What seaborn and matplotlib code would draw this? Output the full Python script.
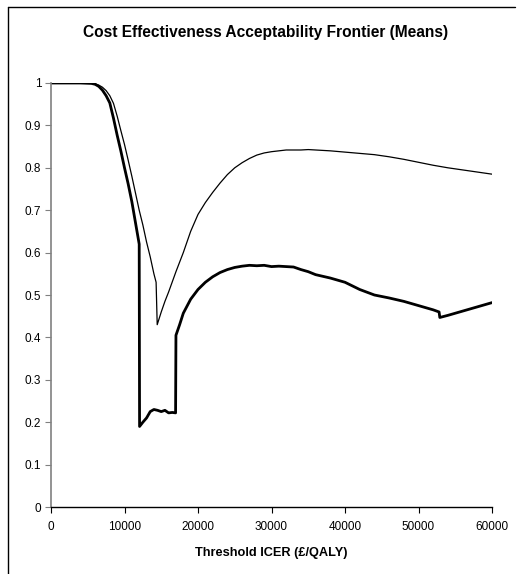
import matplotlib
matplotlib.use("Agg")
import matplotlib.pyplot as plt
import seaborn as sns
import pandas as pd
from matplotlib.lines import Line2D

# ---- data ----
frontier_x = [0, 2000, 4000, 5500, 6000, 6500, 7000, 7500, 8000, 8500, 9000, 9500,
              10000, 10500, 11000, 11500, 12000, 12050, 12500, 13000, 13500, 14000,
              14500, 15000, 15500, 16000, 16500, 16950, 17000, 17500, 18000, 19000,
              20000, 21000, 22000, 23000, 24000, 25000, 26000, 27000, 28000, 29000,
              30000, 31000, 32000, 33000, 34000, 35000, 36000, 38000, 40000, 42000,
              44000, 46000, 48000, 50000, 52000, 52800, 52900, 54000, 56000, 58000, 60000]
frontier_y = [1, 1, 1, 0.999, 0.997, 0.992, 0.983, 0.97, 0.953, 0.917, 0.877, 0.84,
              0.80, 0.762, 0.72, 0.67, 0.62, 0.19, 0.20, 0.21, 0.225, 0.23,
              0.228, 0.225, 0.228, 0.222, 0.223, 0.222, 0.405, 0.43, 0.457, 0.49,
              0.513, 0.53, 0.543, 0.553, 0.56, 0.565, 0.568, 0.57, 0.569, 0.57,
              0.567, 0.568, 0.567, 0.566, 0.56, 0.555, 0.548, 0.54, 0.53, 0.513,
              0.50, 0.493, 0.485, 0.475, 0.465, 0.46, 0.447, 0.452, 0.462, 0.472, 0.482]

upper_x = [0, 2000, 4000, 5500, 6000, 6500, 7000, 7500, 8000, 8500, 9000, 9500,
           10000, 10500, 11000, 11500, 12000, 12500, 13000, 13500, 14000, 14300,
           14450, 15000, 15500, 16000, 17000, 18000, 19000, 20000, 21000, 22000,
           23000, 24000, 25000, 26000, 27000, 28000, 29000, 30000, 31000, 32000,
           33000, 34000, 35000, 36000, 38000, 40000, 42000, 44000, 46000, 48000,
           50000, 52000, 54000, 56000, 58000, 60000]
upper_y = [1, 1, 1, 1, 0.998, 0.995, 0.99, 0.982, 0.97, 0.952, 0.922, 0.888,
           0.855, 0.818, 0.78, 0.74, 0.70, 0.665, 0.625, 0.59, 0.55, 0.53,
           0.43, 0.46, 0.485, 0.507, 0.555, 0.60, 0.65, 0.69, 0.718, 0.742,
           0.764, 0.784, 0.80, 0.812, 0.822, 0.83, 0.835, 0.838, 0.84, 0.842,
           0.842, 0.842, 0.843, 0.842, 0.84, 0.837, 0.834, 0.831, 0.826, 0.82,
           0.813, 0.806, 0.80, 0.795, 0.79, 0.785]

x_ticks = [0, 10000, 20000, 30000, 40000, 50000, 60000]
y_ticks = [0, 0.1, 0.2, 0.3, 0.4, 0.5, 0.6, 0.7, 0.8, 0.9, 1]
y_tick_labels = ["0", "0.1", "0.2", "0.3", "0.4", "0.5", "0.6", "0.7", "0.8", "0.9", "1"]

title = "Cost Effectiveness Acceptability Frontier (Means)"
x_label = "Threshold ICER (\u00a3/QALY)"

# ---- plot ----
sns.set_style("white")
plt.rcParams['font.family'] = ['Liberation Sans', 'DejaVu Sans']

fig = plt.figure(figsize=(5.19, 5.74), dpi=100)
ax = fig.add_axes([51/519, (574-507)/574, 441/519, 424/574])

df_up = pd.DataFrame({"x": upper_x, "y": upper_y})
df_fr = pd.DataFrame({"x": frontier_x, "y": frontier_y})
sns.lineplot(data=df_up, x="x", y="y", ax=ax, color="black", linewidth=0.9,
             estimator=None, sort=False)
sns.lineplot(data=df_fr, x="x", y="y", ax=ax, color="black", linewidth=2.0,
             estimator=None, sort=False)

ax.set_xlim(0, 60000)
ax.set_ylim(0, 1)
ax.set_xticks(x_ticks)
ax.set_xticklabels([str(v) for v in x_ticks])
ax.set_yticks(y_ticks)
ax.set_yticklabels(y_tick_labels)
ax.tick_params(axis="both", direction="out", length=4, width=0.8, labelsize=8.5,
               colors="black", left=True, bottom=True)
ax.tick_params(axis="y", pad=3, color="#808080")
ax.tick_params(axis="x", pad=6)
for s in ["top", "right"]:
    ax.spines[s].set_visible(False)
ax.spines["left"].set_color("#808080")
ax.spines["left"].set_linewidth(1.2)
ax.spines["bottom"].set_color("black")
ax.spines["bottom"].set_linewidth(1.0)
ax.set_xlabel(x_label, fontsize=9.2, fontweight="bold", labelpad=10, color="black")
ax.set_ylabel("")
fig.text(266/519, 1 - 33/574, title, ha="center", va="center",
         fontsize=11.2, fontweight="bold", color="black")

# outer frame (left and top edges)
fig.add_artist(Line2D([8/519, 8/519], [0, 1 - 7/574], transform=fig.transFigure,
                      color="black", linewidth=1.0))
fig.add_artist(Line2D([8/519, 515/519], [1 - 7/574, 1 - 7/574], transform=fig.transFigure,
                      color="black", linewidth=1.0))

fig.savefig("out.png", dpi=100)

Stated goal: Go from the first line of the data above to the line containing "from matplotlib.lines import Line2D" and retype exactly those lines, both included, but none of the pictures.

Answer to the problem:
What seaborn and matplotlib code would draw this? Output the full Python script.
import matplotlib
matplotlib.use("Agg")
import matplotlib.pyplot as plt
import seaborn as sns
import pandas as pd
from matplotlib.lines import Line2D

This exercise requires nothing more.